Good Czechs

While I’m getting out a lot more than I did during the Omicron wave, I’m still mostly drinking at home. A mainstay of my beer stash is some kind of Czech lager… but what kind, exactly?

On returning from my only visit to Prague (thus far) I made sure to stock up on Czech beers when I saw them, but generally found them disappointing. There’s a curious quality of drinkability to an ordinary 11- or 12-degree Czech pale lager. They aren’t (for the most part) spiky or complex – in fact there’s nothing in the flavour that might get in the way of the beer disappearing down your throat. At the same time I’d never call them bland or characterless; on the contrary, they have enough character to make you want to keep drinking.

It’s a good trick, and one I was hoping that available imports of Czech brands would replicate. So I was sorely disappointed to find a couple of the leading candidates tasting full-bodied, slightly sweet and slightly bready – very like you’d expect a lager from an ale brewery to taste, and very much lacking the cleanness and simplicity of the beers I remembered having on draught.

I gave up on the Czechs for a while, before one of the beers listed below came to my attention. After a bit more research, I can offer a definitive Top 5 of Mass-Market Bottled Czech Beer. You lucky people.

5. Staropramen

Avoid, unless you like your beer to taste of sweetcorn and milk loaf. Brewed in the UK, quite badly.

4. Budvar

Much, much better than #5. Really, much better. That said, it’s not the best example of the style by a long chalk; the malt is a significantly bigger presence in this than I remember it ever being in draught beer in Prague.

2=. Sainsbury’s Czech lager

With a name consisting of the word ‘Czech’ and a label seemingly aping Staropramen, this beer didn’t raise high hopes. But it’s cleaner and lighter than Budvar, which makes it significantly more drinkable; it evokes a bog-standard undesitka, which is not a bad thing to be evoking.

2=. Pilsner Urquell

This is a contender in a very different way. It doesn’t go down the “clean and light” route; the body’s heavy and the flavour’s herby and aromatic. But none of that gets in the way of sinkability. Bonus points for being available in Prague, and tasting an awful lot like I remember it tasting there.

1. Marks and Spencer Czech lager

Brewed by the Regent brewery in Bohemia, this… this is the good stuff.
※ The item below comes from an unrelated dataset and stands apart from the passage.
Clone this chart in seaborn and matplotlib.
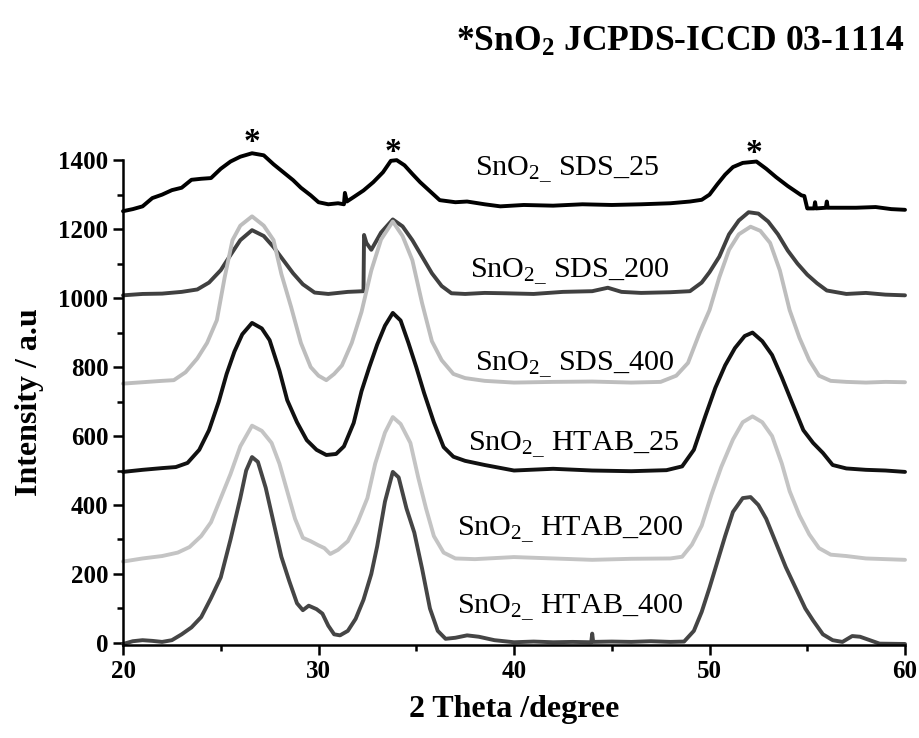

In my admittedly limited experience, nothing comes closer to the světlý ležák experience than this middle-ranking supermarket own-brand. Strong recommend.

But what am I missing? Are there any (reasonably easily available) bottled Czech beers that outclass the M&S (and indeed the PU)? Am I too easily impressed – alternatively, have I been too hard on Budvar? Let me know what you think.